A passividade das pessoas diante de tantas falcatruas das autoridades em todos os segmentos do Estado tem permitido que os agentes públicos permaneçam no poder, acomodando seus herdeiros como se ainda fosse possível, no terceiro milênio, lotear o país em capitanias hereditárias. Ignorando a própria capacidade para construir sua trajetória profissional, muitos cidadãos não questionam os poderosos de sua área porque esperam a oportunidade para obter algum benefício pessoal. Fecham os olhos, por exemplo, para o cabeamento aéreo da eletricidade e telefonia em sua rua, que é vulnerável e compromete a segurança, estética da cidade e arborização.

O descaso com a rede escolar é um dramático registro da indiferença quanto à educação de qualidade. Os pais não se incomodam com a jornada diária de apenas quatro horas e protegem seus filhos em caso de repreensão dos professores.
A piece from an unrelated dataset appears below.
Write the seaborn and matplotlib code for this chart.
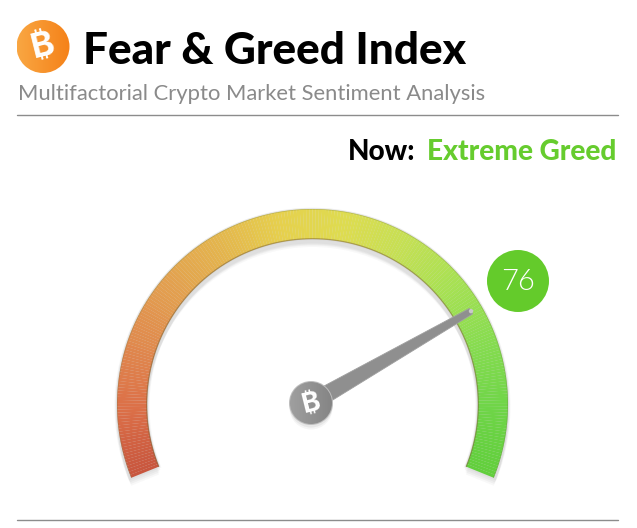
"""Fear & Greed Index gauge."""

import matplotlib.pyplot as plt
import numpy as np
import seaborn as sns
from matplotlib import font_manager as fm
from matplotlib.patches import Circle, Polygon, Wedge

TITLE = "Fear & Greed Index"
SUBTITLE = "Multifactorial Crypto Market Sentiment Analysis"
NOW_LABEL = "Now:"
NOW_STATE = "Extreme Greed"
BITCOIN = "\u20bf"
CURRENT_VALUE = 76
GAUGE_COLORS = [
    "#c8563e", "#dc7048", "#e08a4e", "#e3a04f", "#e4b54d", "#e6d04d",
    "#dedc50", "#c4e054", "#a6e153", "#86dc50", "#6fd548", "#62cf3c",
]

W, H = 637, 528
CX, CY = 312.5, 123.5  # gauge centre, y measured from the bottom
R_OUT, R_IN = 195.5, 165.5
START, SWEEP = 202.0, 224.0
NEEDLE_SWEEP = 226.5
GREEN = "#66cc2e"


def value_angle(value, sweep=SWEEP):
    return START - sweep * value / 100


def lato(name):
    """Pick one exact Lato cut, the weight lookup alone lands on Hairline."""
    for path in fm.findSystemFonts():
        if path.endswith(f"Lato-{name}.ttf"):
            return fm.FontProperties(fname=path)
    return fm.FontProperties(family="Lato")


def coin(ax, x, y, r, left, right):
    """Round badge with a soft left to right gradient and a bitcoin sign."""
    clip = Circle((x, y), r, transform=ax.transData, facecolor="none", edgecolor="none")
    ax.add_patch(clip)
    colors = sns.blend_palette([left, right], 32)
    img = ax.imshow(
        np.array(colors)[None, :, :],
        extent=(x - r, x + r, y - r, y + r),
        aspect="auto",
        zorder=5,
    )
    img.set_clip_path(clip)
    ax.text(
        x, y - 0.5, BITCOIN, color="white", fontsize=r * 0.95, fontweight="bold",
        family=["Inter", "DejaVu Sans"], rotation=14, ha="center", va="center", zorder=6,
    )


sns.set_theme(style="white")
plt.rcParams["font.family"] = ["Lato", "DejaVu Sans"]

fig = plt.figure(figsize=(W / 100, H / 100), dpi=100, facecolor="white")

under = fig.add_axes([0, 0, 1, 1], zorder=1)
under.set_xlim(0, W)
under.set_ylim(0, H)
under.axis("off")

# soft drop shadow below the band
for dy, grow, alpha in [(2, 2.5, 0.05), (4, 1.5, 0.05), (6, 0.5, 0.05), (8, 0, 0.04)]:
    under.add_patch(
        Wedge(
            (CX, CY - dy), R_OUT + grow, -22, 202, width=R_OUT - R_IN + 2 * grow,
            facecolor="#555555", edgecolor="none", alpha=alpha,
        )
    )
under.add_patch(
    Wedge((CX, CY), R_OUT + 1.2, -22, 202, width=R_OUT - R_IN + 2.4,
          facecolor="#d8d8d8", edgecolor="none", alpha=0.5)
)

# band drawn on a polar axes whose radial unit is one pixel
rmax = 200
polar = fig.add_axes(
    [(CX - rmax) / W, (CY - rmax) / H, 2 * rmax / W, 2 * rmax / H],
    projection="polar", zorder=2,
)
polar.patch.set_alpha(0)
polar.set_ylim(0, rmax)
polar.axis("off")

N_STEPS = 240
band = sns.blend_palette(GAUGE_COLORS, N_STEPS)
edges = np.linspace(0, 100, N_STEPS + 1)
thetas = np.radians(value_angle(edges))
polar.bar(
    (thetas[:-1] + thetas[1:]) / 2,
    R_OUT - R_IN,
    width=np.abs(np.diff(thetas)) * 1.03,
    bottom=R_IN,
    color=band,
    linewidth=0,
)
polar.plot(thetas, np.full_like(thetas, R_OUT - 0.3), color="#6f7a40", lw=0.5, alpha=0.35)
polar.plot(thetas, np.full_like(thetas, R_IN + 0.3), color="#7a6030", lw=0.9, alpha=0.5)

over = fig.add_axes([0, 0, 1, 1], zorder=3)
over.patch.set_alpha(0)
over.axis("off")

# header
coin(over, 43, H - 46.5, 26.5, "#f9a642", "#f58219")
over.text(83, H - 64.5, TITLE, fontproperties=lato("Black"), fontsize=31.8, color="black", va="baseline")
over.text(17.5, H - 100, SUBTITLE, fontsize=15.82, color="#8a8a8a", va="baseline")
over.plot([17, 618], [H - 115, H - 115], color="#8c8c8c", lw=1)
over.plot([17, 618], [H - 520, H - 520], color="#8c8c8c", lw=1)

over.text(348, H - 160, NOW_LABEL, fontproperties=lato("Black"), fontsize=20.1, color="black", va="baseline")
over.text(427, H - 160, NOW_STATE, fontproperties=lato("Black"), fontsize=20.2, color=GREEN, va="baseline")

# value badge
over.add_patch(Circle((518, H - 281), 31, facecolor="#64cb2b", edgecolor="none"))
over.text(518, H - 282, str(CURRENT_VALUE), color="white", fontproperties=lato("Light"), fontsize=21,
          ha="center", va="center")

# needle, aimed with its own value scale around the hub
ang = np.radians(value_angle(CURRENT_VALUE, NEEDLE_SWEEP))
hub_x, hub_y = 311, H - 403
u = np.array([np.cos(ang), np.sin(ang)])
n = np.array([-u[1], u[0]])
hub = np.array([hub_x, hub_y])
base, tip = hub + 12 * u, hub + 184.5 * u
needle = [base + 8.5 * n, tip + 3.2 * n, tip - 3.2 * n, base - 8.5 * n]
over.add_patch(Polygon(needle, closed=True, facecolor="#8f8f8f", edgecolor="#a0a0a0", lw=0.6, zorder=3))
over.add_patch(Circle(tip, 2.2, facecolor="#c9c9c9", edgecolor="none", zorder=3))
for dy, alpha in [(3, 0.08), (5, 0.05)]:
    over.add_patch(Circle((hub_x, hub_y - dy), 21.5, facecolor="#444444", edgecolor="none", alpha=alpha, zorder=2))
over.add_patch(Circle((hub_x, hub_y), 22, facecolor="#bdbdbd", edgecolor="none", zorder=4))
coin(over, hub_x, hub_y, 21, "#9f9f9f", "#858585")

over.set_xlim(0, W)
over.set_ylim(0, H)

fig.savefig("out.png", dpi=100)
Pagam também sem remorso trabalhos encomendados no mercado ilegal e fraudes em vestibular para admissão do estudante displicente. Querem para eles apenas o diploma, mesmo sem qualificação adequada para o exercício digno da profissão.

Amo meu país e espero que ele se modernize, mas isso não acontecerá se não houver reflexão sobre nossas atitudes a partir de críticas oriundas de quem conhece outro sistema sociocultural mais exigente, próspero e disciplinado.